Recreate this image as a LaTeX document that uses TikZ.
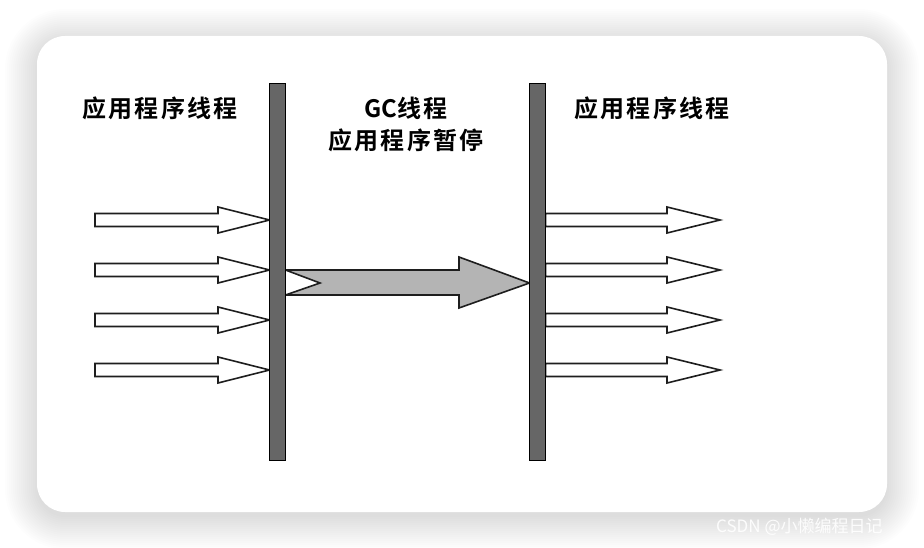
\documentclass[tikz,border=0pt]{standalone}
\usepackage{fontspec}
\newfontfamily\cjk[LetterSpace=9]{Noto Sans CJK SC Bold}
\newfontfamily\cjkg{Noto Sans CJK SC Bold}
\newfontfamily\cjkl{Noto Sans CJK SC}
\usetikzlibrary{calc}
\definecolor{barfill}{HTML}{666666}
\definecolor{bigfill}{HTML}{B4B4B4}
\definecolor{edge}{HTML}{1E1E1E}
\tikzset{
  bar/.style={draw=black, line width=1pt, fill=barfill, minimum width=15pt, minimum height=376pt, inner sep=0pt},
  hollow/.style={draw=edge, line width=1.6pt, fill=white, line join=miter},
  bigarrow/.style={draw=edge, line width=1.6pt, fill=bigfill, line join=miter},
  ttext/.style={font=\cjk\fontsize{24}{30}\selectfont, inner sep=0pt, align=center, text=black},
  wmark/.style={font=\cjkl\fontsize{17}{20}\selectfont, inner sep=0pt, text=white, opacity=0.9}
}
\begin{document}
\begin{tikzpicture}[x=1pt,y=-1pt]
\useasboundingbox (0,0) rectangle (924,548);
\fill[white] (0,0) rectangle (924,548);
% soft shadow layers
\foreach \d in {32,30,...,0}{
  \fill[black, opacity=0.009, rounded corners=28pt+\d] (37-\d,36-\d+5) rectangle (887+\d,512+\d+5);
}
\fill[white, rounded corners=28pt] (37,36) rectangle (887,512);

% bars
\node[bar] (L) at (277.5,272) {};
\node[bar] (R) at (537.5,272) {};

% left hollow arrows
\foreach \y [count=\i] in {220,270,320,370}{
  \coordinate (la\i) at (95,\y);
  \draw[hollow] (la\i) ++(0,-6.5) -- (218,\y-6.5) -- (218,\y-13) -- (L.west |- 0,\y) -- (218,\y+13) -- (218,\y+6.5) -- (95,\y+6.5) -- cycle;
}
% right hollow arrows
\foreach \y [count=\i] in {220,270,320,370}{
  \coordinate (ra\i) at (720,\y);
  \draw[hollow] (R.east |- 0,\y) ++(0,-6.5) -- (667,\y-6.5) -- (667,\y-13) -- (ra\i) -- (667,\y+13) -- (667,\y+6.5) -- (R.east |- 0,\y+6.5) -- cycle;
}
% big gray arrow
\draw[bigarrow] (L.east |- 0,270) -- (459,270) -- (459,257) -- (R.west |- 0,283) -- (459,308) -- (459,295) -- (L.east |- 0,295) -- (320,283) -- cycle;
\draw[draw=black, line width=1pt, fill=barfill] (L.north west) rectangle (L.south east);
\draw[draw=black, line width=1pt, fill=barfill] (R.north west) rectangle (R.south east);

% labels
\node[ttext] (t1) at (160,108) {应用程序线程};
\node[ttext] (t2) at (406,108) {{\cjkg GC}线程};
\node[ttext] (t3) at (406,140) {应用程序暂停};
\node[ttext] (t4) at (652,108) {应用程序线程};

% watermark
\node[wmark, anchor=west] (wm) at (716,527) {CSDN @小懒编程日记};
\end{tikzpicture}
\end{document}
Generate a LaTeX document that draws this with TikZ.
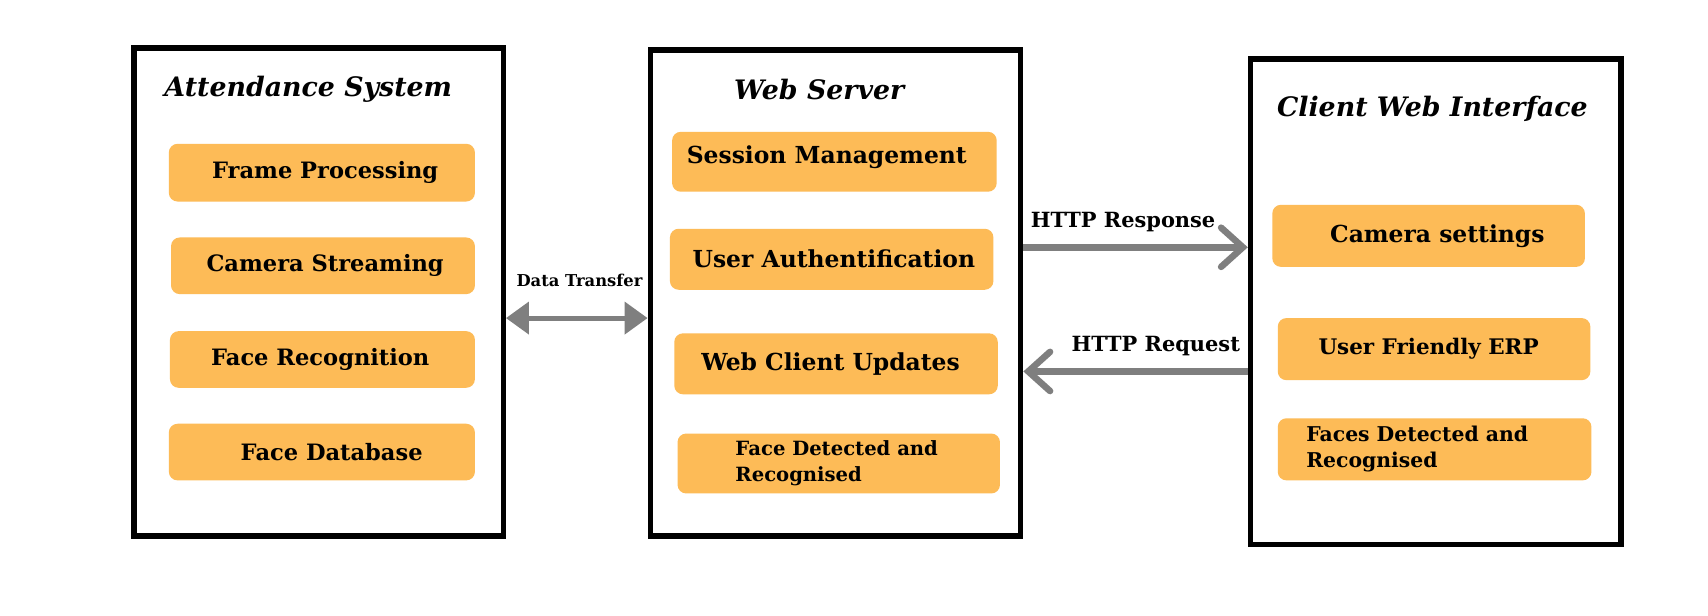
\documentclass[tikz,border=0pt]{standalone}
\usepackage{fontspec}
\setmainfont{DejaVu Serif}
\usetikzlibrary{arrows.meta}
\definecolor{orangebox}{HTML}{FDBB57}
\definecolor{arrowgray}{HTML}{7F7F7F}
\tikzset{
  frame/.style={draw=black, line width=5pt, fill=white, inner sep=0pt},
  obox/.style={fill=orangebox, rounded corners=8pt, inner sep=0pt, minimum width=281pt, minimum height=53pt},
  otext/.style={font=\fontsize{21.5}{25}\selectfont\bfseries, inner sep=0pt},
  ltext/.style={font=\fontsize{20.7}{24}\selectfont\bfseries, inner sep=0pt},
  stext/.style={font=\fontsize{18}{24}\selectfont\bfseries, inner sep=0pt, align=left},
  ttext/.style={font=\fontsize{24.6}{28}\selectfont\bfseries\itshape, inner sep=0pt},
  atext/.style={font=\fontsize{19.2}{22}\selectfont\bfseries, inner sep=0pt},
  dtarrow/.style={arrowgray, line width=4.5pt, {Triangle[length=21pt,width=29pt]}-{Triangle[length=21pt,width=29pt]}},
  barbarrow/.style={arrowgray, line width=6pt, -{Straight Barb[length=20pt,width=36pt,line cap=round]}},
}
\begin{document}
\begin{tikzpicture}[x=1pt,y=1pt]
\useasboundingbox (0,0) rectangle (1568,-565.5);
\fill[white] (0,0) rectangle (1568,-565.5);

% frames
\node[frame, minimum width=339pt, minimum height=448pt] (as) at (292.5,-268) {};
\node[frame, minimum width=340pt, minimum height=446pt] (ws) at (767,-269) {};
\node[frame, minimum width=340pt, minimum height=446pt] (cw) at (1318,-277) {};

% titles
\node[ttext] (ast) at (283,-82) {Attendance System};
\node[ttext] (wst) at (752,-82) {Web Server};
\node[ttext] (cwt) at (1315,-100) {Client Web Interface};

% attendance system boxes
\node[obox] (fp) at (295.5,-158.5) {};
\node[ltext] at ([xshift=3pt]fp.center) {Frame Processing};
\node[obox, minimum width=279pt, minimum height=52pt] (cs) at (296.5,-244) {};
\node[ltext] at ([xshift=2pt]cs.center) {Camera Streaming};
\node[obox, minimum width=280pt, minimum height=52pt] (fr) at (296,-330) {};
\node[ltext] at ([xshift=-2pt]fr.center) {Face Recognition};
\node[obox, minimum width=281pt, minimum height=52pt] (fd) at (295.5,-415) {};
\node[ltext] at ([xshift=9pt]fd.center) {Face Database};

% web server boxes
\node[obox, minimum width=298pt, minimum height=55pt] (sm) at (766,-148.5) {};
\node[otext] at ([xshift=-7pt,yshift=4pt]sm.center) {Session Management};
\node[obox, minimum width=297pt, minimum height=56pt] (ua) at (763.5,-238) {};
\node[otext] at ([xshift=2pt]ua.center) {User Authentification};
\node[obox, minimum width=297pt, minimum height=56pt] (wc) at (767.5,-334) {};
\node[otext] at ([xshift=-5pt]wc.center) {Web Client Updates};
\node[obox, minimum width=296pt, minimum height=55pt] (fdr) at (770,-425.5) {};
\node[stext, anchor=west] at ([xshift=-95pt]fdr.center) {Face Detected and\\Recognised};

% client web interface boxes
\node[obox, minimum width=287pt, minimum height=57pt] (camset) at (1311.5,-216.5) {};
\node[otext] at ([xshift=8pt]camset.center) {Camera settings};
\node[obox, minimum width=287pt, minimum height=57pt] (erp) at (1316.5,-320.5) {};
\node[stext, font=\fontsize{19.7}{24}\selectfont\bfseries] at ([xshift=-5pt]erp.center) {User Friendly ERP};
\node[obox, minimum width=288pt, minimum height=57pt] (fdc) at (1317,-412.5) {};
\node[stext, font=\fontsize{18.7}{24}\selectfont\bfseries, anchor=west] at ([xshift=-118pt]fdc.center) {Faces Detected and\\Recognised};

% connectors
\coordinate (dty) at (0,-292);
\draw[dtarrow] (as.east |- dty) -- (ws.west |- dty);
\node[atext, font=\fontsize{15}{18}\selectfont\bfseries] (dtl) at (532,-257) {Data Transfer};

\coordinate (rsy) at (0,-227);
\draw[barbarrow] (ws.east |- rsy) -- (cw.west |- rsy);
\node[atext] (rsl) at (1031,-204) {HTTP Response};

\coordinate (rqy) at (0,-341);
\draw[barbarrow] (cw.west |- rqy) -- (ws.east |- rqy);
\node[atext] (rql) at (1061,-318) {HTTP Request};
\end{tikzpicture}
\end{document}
....................
• _Aim of the task_
Return the material word for word. Pictures are not part of the copy.

• _Response to this exercise_
Recreate this image as a LaTeX document that uses TikZ.
\documentclass[tikz,border=0pt]{standalone}
\usepackage{fontspec}
\newfontfamily\cjk[LetterSpace=9]{Noto Sans CJK SC Bold}
\newfontfamily\cjkg{Noto Sans CJK SC Bold}
\newfontfamily\cjkl{Noto Sans CJK SC}
\usetikzlibrary{calc}
\definecolor{barfill}{HTML}{666666}
\definecolor{bigfill}{HTML}{B4B4B4}
\definecolor{edge}{HTML}{1E1E1E}
\tikzset{
  bar/.style={draw=black, line width=1pt, fill=barfill, minimum width=15pt, minimum height=376pt, inner sep=0pt},
  hollow/.style={draw=edge, line width=1.6pt, fill=white, line join=miter},
  bigarrow/.style={draw=edge, line width=1.6pt, fill=bigfill, line join=miter},
  ttext/.style={font=\cjk\fontsize{24}{30}\selectfont, inner sep=0pt, align=center, text=black},
  wmark/.style={font=\cjkl\fontsize{17}{20}\selectfont, inner sep=0pt, text=white, opacity=0.9}
}
\begin{document}
\begin{tikzpicture}[x=1pt,y=-1pt]
\useasboundingbox (0,0) rectangle (924,548);
\fill[white] (0,0) rectangle (924,548);
% soft shadow layers
\foreach \d in {32,30,...,0}{
  \fill[black, opacity=0.009, rounded corners=28pt+\d] (37-\d,36-\d+5) rectangle (887+\d,512+\d+5);
}
\fill[white, rounded corners=28pt] (37,36) rectangle (887,512);

% bars
\node[bar] (L) at (277.5,272) {};
\node[bar] (R) at (537.5,272) {};

% left hollow arrows
\foreach \y [count=\i] in {220,270,320,370}{
  \coordinate (la\i) at (95,\y);
  \draw[hollow] (la\i) ++(0,-6.5) -- (218,\y-6.5) -- (218,\y-13) -- (L.west |- 0,\y) -- (218,\y+13) -- (218,\y+6.5) -- (95,\y+6.5) -- cycle;
}
% right hollow arrows
\foreach \y [count=\i] in {220,270,320,370}{
  \coordinate (ra\i) at (720,\y);
  \draw[hollow] (R.east |- 0,\y) ++(0,-6.5) -- (667,\y-6.5) -- (667,\y-13) -- (ra\i) -- (667,\y+13) -- (667,\y+6.5) -- (R.east |- 0,\y+6.5) -- cycle;
}
% big gray arrow
\draw[bigarrow] (L.east |- 0,270) -- (459,270) -- (459,257) -- (R.west |- 0,283) -- (459,308) -- (459,295) -- (L.east |- 0,295) -- (320,283) -- cycle;
\draw[draw=black, line width=1pt, fill=barfill] (L.north west) rectangle (L.south east);
\draw[draw=black, line width=1pt, fill=barfill] (R.north west) rectangle (R.south east);

% labels
\node[ttext] (t1) at (160,108) {应用程序线程};
\node[ttext] (t2) at (406,108) {{\cjkg GC}线程};
\node[ttext] (t3) at (406,140) {应用程序暂停};
\node[ttext] (t4) at (652,108) {应用程序线程};

% watermark
\node[wmark, anchor=west] (wm) at (716,527) {CSDN @小懒编程日记};
\end{tikzpicture}
\end{document}
Generate a LaTeX document that draws this with TikZ.
\documentclass[tikz,border=0pt]{standalone}
\usepackage{fontspec}
\setmainfont{DejaVu Serif}
\usetikzlibrary{arrows.meta}
\definecolor{orangebox}{HTML}{FDBB57}
\definecolor{arrowgray}{HTML}{7F7F7F}
\tikzset{
  frame/.style={draw=black, line width=5pt, fill=white, inner sep=0pt},
  obox/.style={fill=orangebox, rounded corners=8pt, inner sep=0pt, minimum width=281pt, minimum height=53pt},
  otext/.style={font=\fontsize{21.5}{25}\selectfont\bfseries, inner sep=0pt},
  ltext/.style={font=\fontsize{20.7}{24}\selectfont\bfseries, inner sep=0pt},
  stext/.style={font=\fontsize{18}{24}\selectfont\bfseries, inner sep=0pt, align=left},
  ttext/.style={font=\fontsize{24.6}{28}\selectfont\bfseries\itshape, inner sep=0pt},
  atext/.style={font=\fontsize{19.2}{22}\selectfont\bfseries, inner sep=0pt},
  dtarrow/.style={arrowgray, line width=4.5pt, {Triangle[length=21pt,width=29pt]}-{Triangle[length=21pt,width=29pt]}},
  barbarrow/.style={arrowgray, line width=6pt, -{Straight Barb[length=20pt,width=36pt,line cap=round]}},
}
\begin{document}
\begin{tikzpicture}[x=1pt,y=1pt]
\useasboundingbox (0,0) rectangle (1568,-565.5);
\fill[white] (0,0) rectangle (1568,-565.5);

% frames
\node[frame, minimum width=339pt, minimum height=448pt] (as) at (292.5,-268) {};
\node[frame, minimum width=340pt, minimum height=446pt] (ws) at (767,-269) {};
\node[frame, minimum width=340pt, minimum height=446pt] (cw) at (1318,-277) {};

% titles
\node[ttext] (ast) at (283,-82) {Attendance System};
\node[ttext] (wst) at (752,-82) {Web Server};
\node[ttext] (cwt) at (1315,-100) {Client Web Interface};

% attendance system boxes
\node[obox] (fp) at (295.5,-158.5) {};
\node[ltext] at ([xshift=3pt]fp.center) {Frame Processing};
\node[obox, minimum width=279pt, minimum height=52pt] (cs) at (296.5,-244) {};
\node[ltext] at ([xshift=2pt]cs.center) {Camera Streaming};
\node[obox, minimum width=280pt, minimum height=52pt] (fr) at (296,-330) {};
\node[ltext] at ([xshift=-2pt]fr.center) {Face Recognition};
\node[obox, minimum width=281pt, minimum height=52pt] (fd) at (295.5,-415) {};
\node[ltext] at ([xshift=9pt]fd.center) {Face Database};

% web server boxes
\node[obox, minimum width=298pt, minimum height=55pt] (sm) at (766,-148.5) {};
\node[otext] at ([xshift=-7pt,yshift=4pt]sm.center) {Session Management};
\node[obox, minimum width=297pt, minimum height=56pt] (ua) at (763.5,-238) {};
\node[otext] at ([xshift=2pt]ua.center) {User Authentification};
\node[obox, minimum width=297pt, minimum height=56pt] (wc) at (767.5,-334) {};
\node[otext] at ([xshift=-5pt]wc.center) {Web Client Updates};
\node[obox, minimum width=296pt, minimum height=55pt] (fdr) at (770,-425.5) {};
\node[stext, anchor=west] at ([xshift=-95pt]fdr.center) {Face Detected and\\Recognised};

% client web interface boxes
\node[obox, minimum width=287pt, minimum height=57pt] (camset) at (1311.5,-216.5) {};
\node[otext] at ([xshift=8pt]camset.center) {Camera settings};
\node[obox, minimum width=287pt, minimum height=57pt] (erp) at (1316.5,-320.5) {};
\node[stext, font=\fontsize{19.7}{24}\selectfont\bfseries] at ([xshift=-5pt]erp.center) {User Friendly ERP};
\node[obox, minimum width=288pt, minimum height=57pt] (fdc) at (1317,-412.5) {};
\node[stext, font=\fontsize{18.7}{24}\selectfont\bfseries, anchor=west] at ([xshift=-118pt]fdc.center) {Faces Detected and\\Recognised};

% connectors
\coordinate (dty) at (0,-292);
\draw[dtarrow] (as.east |- dty) -- (ws.west |- dty);
\node[atext, font=\fontsize{15}{18}\selectfont\bfseries] (dtl) at (532,-257) {Data Transfer};

\coordinate (rsy) at (0,-227);
\draw[barbarrow] (ws.east |- rsy) -- (cw.west |- rsy);
\node[atext] (rsl) at (1031,-204) {HTTP Response};

\coordinate (rqy) at (0,-341);
\draw[barbarrow] (cw.west |- rqy) -- (ws.east |- rqy);
\node[atext] (rql) at (1061,-318) {HTTP Request};
\end{tikzpicture}
\end{document}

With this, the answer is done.